Example: Merging overlapping intervals.

def merge_intervals(intervals):
    intervals.sort(key=lambda x: x[0])
    merged = []
    for interval in intervals:
        if not merged or merged[-1][1] < interval[0]:
            merged.append(interval)
        else:
            merged[-1][1] = max(merged[-1][1], interval[1])
    return merged

5. Dynamic Programming

This is a powerful technique for solving optimization problems by breaking them down into simpler subproblems.

Example: Calculating the nth Fibonacci number using dynamic programming.

def fibonacci(n):
    if n <= 1:
        return n
    dp = [0] * (n + 1)
    dp[1] = 1
    for i in range(2, n + 1):
        dp[i] = dp[i-1] + dp[i-2]
    return dp[n]

Preparing for Technical Interviews

As you develop your problem-solving skills, you’ll be better prepared for technical interviews at top tech companies. Here are some additional tips to help you succeed:

1. Practice Whiteboard Coding

Many technical interviews involve coding on a whiteboard or in a shared online editor. Practice writing code without the assistance of an IDE to simulate this environment.

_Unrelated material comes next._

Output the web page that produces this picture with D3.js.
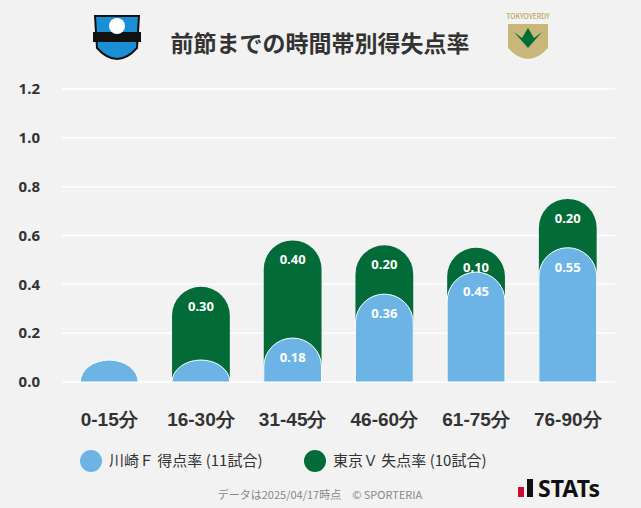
<!DOCTYPE html>
<html><head><meta charset="utf-8">
<script src="https://cdn.jsdelivr.net/npm/d3@7"></script>
<style>
body{margin:0;background:#f2f2f2;font-family:"Noto Sans CJK JP","Noto Sans",sans-serif;}
</style></head>
<body><div id="chart"></div>
<script>
// chart data
const categories = ['0-15分', '16-30分', '31-45分', '46-60分', '61-75分', '76-90分'];
const scored = [0.09, 0.09, 0.18, 0.36, 0.45, 0.55];
const conceded = [0, 0.30, 0.40, 0.20, 0.10, 0.20];
const yTicks = [0, 0.2, 0.4, 0.6, 0.8, 1.0, 1.2];
const seriesNames = ['川崎Ｆ 得点率 (11試合)', '東京Ｖ 失点率 (10試合)'];

const BLUE = '#6cb4e6', GREEN = '#036b37';
const width = 641, height = 508;
const margin = { top: 89, left: 62, right: 26, bottom: 126 };

const svg = d3.select('#chart').append('svg')
  .attr('width', width).attr('height', height)
  .style('background', '#f2f2f2');

const x = d3.scaleBand().domain(categories)
  .range([margin.left, width - margin.right]).paddingInner(0.37).paddingOuter(0.2);
const y = d3.scaleLinear().domain([0, 1.2]).range([height - margin.bottom, margin.top]);

// grid
svg.selectAll('line.grid').data(yTicks).enter().append('line')
  .attr('x1', margin.left).attr('x2', width - margin.right)
  .attr('y1', d => y(d)).attr('y2', d => y(d))
  .attr('stroke', '#fff').attr('stroke-width', 1.5);

const yAxis = svg.append('g').attr('transform', `translate(${margin.left},0)`)
  .call(d3.axisLeft(y).tickValues(yTicks).tickFormat(d3.format('.1f')).tickSize(0).tickPadding(22));
yAxis.select('.domain').remove();
yAxis.selectAll('text').attr('font-size', 15).attr('font-weight', 'bold').attr('fill', '#333')
  .attr('font-family', '"Noto Sans",sans-serif');

const xAxis = svg.append('g').attr('transform', `translate(0,${y(0)})`)
  .call(d3.axisBottom(x).tickSize(0).tickPadding(31));
xAxis.select('.domain').remove();
xAxis.selectAll('text').attr('font-size', 19).attr('font-weight', 'bold').attr('fill', '#333');

// pill path: square bottom, round top
function pill(cx, w, top, bottom) {
  const r = w / 2;
  const h = bottom - top;
  const rr = Math.min(r, h);
  return `M${cx - r},${bottom} L${cx - r},${top + rr} A${r},${rr} 0 0 1 ${cx + r},${top + rr} L${cx + r},${bottom} Z`;
}

const bw = x.bandwidth();
categories.forEach((c, i) => {
  const cx = x(c) + bw / 2;
  const total = scored[i] + conceded[i];
  if (conceded[i] > 0) {
    svg.append('path').attr('d', pill(cx, bw, y(total), y(0))).attr('fill', GREEN);
    svg.append('text').attr('x', cx).attr('y', y(total) + 24).attr('text-anchor', 'middle')
      .attr('font-size', 13).attr('font-weight', 'bold').attr('fill', '#fff')
      .attr('font-family', '"Noto Sans",sans-serif').text(conceded[i].toFixed(2));
  }
  svg.append('path').attr('d', pill(cx, bw, y(scored[i]), y(0)))
    .attr('fill', BLUE).attr('stroke', '#fff').attr('stroke-width', 1);
  if (scored[i] >= 0.1) {
    svg.append('text').attr('x', cx).attr('y', y(scored[i]) + 24).attr('text-anchor', 'middle')
      .attr('font-size', 13).attr('font-weight', 'bold').attr('fill', '#fff')
      .attr('font-family', '"Noto Sans",sans-serif').text(scored[i].toFixed(2));
  }
});

// title
svg.append('text').attr('x', 320).attr('y', 52).attr('text-anchor', 'middle')
  .attr('font-size', 23).attr('font-weight', 'bold').attr('fill', '#333').text('前節までの時間帯別得失点率');

// simple emblems
const emb1 = svg.append('g').attr('transform', 'translate(117,40)');
emb1.append('path').attr('d', 'M-22,-24 L22,-24 L20,8 Q0,30 -20,8 Z').attr('fill', '#1a8fd6').attr('stroke', '#111').attr('stroke-width', 2);
emb1.append('rect').attr('x', -24).attr('y', -8).attr('width', 48).attr('height', 10).attr('fill', '#111');
emb1.append('circle').attr('r', 8).attr('cy', -14).attr('fill', '#fff');
const emb2 = svg.append('g').attr('transform', 'translate(528,42)');
emb2.append('text').attr('y', -23).attr('text-anchor', 'middle').attr('font-size', 7).attr('fill', '#b8962e').text('TOKYOVERDY');
emb2.append('path').attr('d', 'M-20,-18 L20,-18 L20,6 Q0,28 -20,6 Z').attr('fill', '#c9b77a');
emb2.append('path').attr('d', 'M-14,-10 L0,6 L14,-10 L6,-4 L0,-14 L-6,-4 Z').attr('fill', GREEN);

// legend
const legend = svg.append('g').attr('transform', 'translate(0,461)');
[[BLUE, 91], [GREEN, 315]].forEach(([col, lx], i) => {
  legend.append('circle').attr('cx', lx).attr('cy', 0).attr('r', 11).attr('fill', col);
  legend.append('text').attr('x', lx + 18).attr('y', 5).attr('font-size', 15).attr('fill', '#333').text(seriesNames[i]);
});

// footer
svg.append('text').attr('x', 320).attr('y', 499).attr('text-anchor', 'middle')
  .attr('font-size', 11).attr('fill', '#888').text('データは2025/04/17時点　© SPORTERIA');
const st = svg.append('g').attr('transform', 'translate(518,478)');
st.append('rect').attr('x', 0).attr('y', 9).attr('width', 6).attr('height', 10).attr('fill', '#c8102e');
st.append('rect').attr('x', 9).attr('y', 1).attr('width', 6).attr('height', 18).attr('fill', '#111');
st.append('text').attr('x', 20).attr('y', 19).attr('font-size', 23).attr('font-weight', 'bold')
  .attr('font-family', '"Noto Sans",sans-serif').attr('fill', '#111').text('STATs');
</script></body></html>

2. Verbalize Your Thought Process

Interviewers are often as interested in your problem-solving approach as they are in the final solution. Practice explaining your thoughts out loud as you work through problems.

3. Study Company-Specific Questions

Research and practice problems that are commonly asked by the companies you’re interested in. AlgoCademy offers curated problem sets tailored to specific companies to help you prepare.

4. Mock Interviews

Conduct mock interviews with friends, mentors, or through online platforms. This can help you get comfortable with the interview format and receive feedback on your performance.

5. Review Computer Science Fundamentals

Ensure you have a solid understanding of fundamental computer science concepts, including:

  • Data structures
  • Algorithms
  • Object-oriented programming
  • System design

Conclusion

Developing strong problem-solving skills is a journey that requires dedication, practice, and perseverance. By following the iterative practice approach and utilizing the resources and tools provided by platforms like AlgoCademy, you can significantly improve your ability to tackle complex coding challenges.

Remember that the key to success is consistent practice and a willingness to learn from both successes and failures. As you progress, you’ll find that your problem-solving skills not only prepare you for technical interviews but also make you a more effective and valuable programmer in any professional setting.

Keep challenging yourself, stay curious, and never stop learning. With time and effort, you’ll develop the problem-solving skills necessary to excel in the world of programming and tackle even the most complex coding challenges with confidence.